Employees should treat their work emails with care. Make sure they’re not sharing them with anyone else, and discourage having promotional emails or other third-party site emails sent to the work address. Work emails should be for work only in order to keep everyone secure.

4. Old Emails Should Be Deactivated or Deleted

It’s always a good idea to deactivate/delete old email addresses. Since you won’t be recycling them for someone else to use, you can simply delete them. That way, no one can have access to them, and there’s no potential that a breach could happen from that email address.

The domain your website is registered on will probably have an email address limit as well, so it becomes a matter of cost to not have too many active email addresses on your domain at once. Otherwise, you’re paying for accounts that no one uses anymore!

5. Teach Cybersecurity To Everyone In Your Business

Perhaps the best way to protect business email accounts is to teach good cybersecurity practices to your employees.
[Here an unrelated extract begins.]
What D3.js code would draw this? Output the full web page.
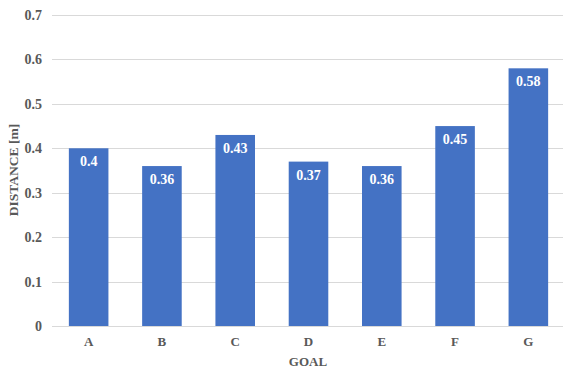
<!DOCTYPE html>
<html>
<head>
<meta charset="utf-8">
<script src="https://cdn.jsdelivr.net/npm/d3@7"></script>
<style>
  html, body { margin: 0; padding: 0; background: #fff; }
  svg { display: block; }
  svg text { font-family: 'Liberation Serif', 'Times New Roman', serif; font-weight: bold; }
</style>
</head>
<body>
<svg id="chart" width="563" height="372"></svg>
<script>
// Mean distance to each goal
const goals = ["A", "B", "C", "D", "E", "F", "G"];
const distances = [0.40, 0.36, 0.43, 0.37, 0.36, 0.45, 0.58];
const labels = ["0.4", "0.36", "0.43", "0.37", "0.36", "0.45", "0.58"];
const yTicks = [0, 0.1, 0.2, 0.3, 0.4, 0.5, 0.6, 0.7];
const yTickLabels = ["0", "0.1", "0.2", "0.3", "0.4", "0.5", "0.6", "0.7"];

const svg = d3.select("#chart");
const margin = { left: 52, right: -2, top: 15, bottom: 46 };
const W = 563, H = 372;

const x = d3.scaleBand()
  .domain(goals)
  .range([margin.left, W - margin.right])
  .paddingInner(0.46)
  .paddingOuter(0.23);

const y = d3.scaleLinear()
  .domain([0, 0.7])
  .range([H - margin.bottom, margin.top]);

// Horizontal gridlines
svg.append("g")
  .selectAll("line")
  .data(yTicks)
  .join("line")
  .attr("x1", margin.left)
  .attr("x2", W)
  .attr("y1", d => Math.round(y(d)) + 0.5)
  .attr("y2", d => Math.round(y(d)) + 0.5)
  .attr("stroke", "#d9d9d9")
  .attr("stroke-width", 1);

// Y axis tick labels
const yAxis = d3.axisLeft(y)
  .tickValues(yTicks)
  .tickFormat((d, i) => yTickLabels[i])
  .tickSize(0)
  .tickPadding(10);
const yG = svg.append("g")
  .attr("transform", `translate(${margin.left},0)`)
  .call(yAxis);
yG.attr("font-family", null).attr("font-size", null);
yG.select(".domain").remove();
yG.selectAll("text")
  .style("font-size", "14px")
  .attr("fill", "#595959");

// Bars
svg.append("g")
  .selectAll("rect")
  .data(goals)
  .join("rect")
  .attr("x", d => x(d))
  .attr("width", x.bandwidth())
  .attr("y", (d, i) => y(distances[i]))
  .attr("height", (d, i) => y(0) - y(distances[i]))
  .attr("fill", "#4472c4");

// Value labels inside bars
svg.append("g")
  .selectAll("text")
  .data(goals)
  .join("text")
  .attr("x", d => x(d) + x.bandwidth() / 2)
  .attr("y", (d, i) => y(distances[i]) + 18)
  .attr("text-anchor", "middle")
  .style("font-size", "14px")
  .attr("fill", "#ffffff")
  .text((d, i) => labels[i]);

// X axis baseline and category labels
svg.append("line")
  .attr("x1", margin.left)
  .attr("x2", W)
  .attr("y1", Math.round(y(0)) + 0.5)
  .attr("y2", Math.round(y(0)) + 0.5)
  .attr("stroke", "#d9d9d9");

const xAxis = d3.axisBottom(x).tickSize(0).tickPadding(11);
const xG = svg.append("g")
  .attr("transform", `translate(0,${y(0)})`)
  .call(xAxis);
xG.attr("font-family", null).attr("font-size", null);
xG.select(".domain").remove();
xG.selectAll("text")
  .style("font-size", "13px")
  .attr("fill", "#595959");

// Axis titles
svg.append("text")
  .attr("x", 308)
  .attr("y", 366)
  .attr("text-anchor", "middle")
  .style("font-size", "13px")
  .attr("fill", "#595959")
  .text("GOAL");

svg.append("text")
  .attr("transform", "translate(18,170) rotate(-90)")
  .attr("text-anchor", "middle")
  .style("font-size", "13.5px")
  .attr("fill", "#595959")
  .text("DISTANCE [m]");
</script>
</body>
</html>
This includes creating strong passwords, utilizing the password management services you provide, keeping passwords, emails, and other company info private, and avoiding opening emails from strange accounts.

The more you educate your employees on cybersecurity, the more secure your organization will be as a whole. Employees play a vital role in the organization’s cybersecurity—whether they realize it or not. Even with password managers and other software available, a single dishonest employee or one who’s ignorant of cybersecurity measures can wreak havoc on the system.

Final Thoughts

Don’t make the mistake of neglecting those business email accounts. When you have a user finally quit the company, delete their account. Don’t reuse old accounts, teach better cybersecurity practices, and use the many tools available to modern users, like password managers. Your company’s cybersecurity depends both on your employees’ knowledge and commitment to security and you making the right tools and knowledge available to them.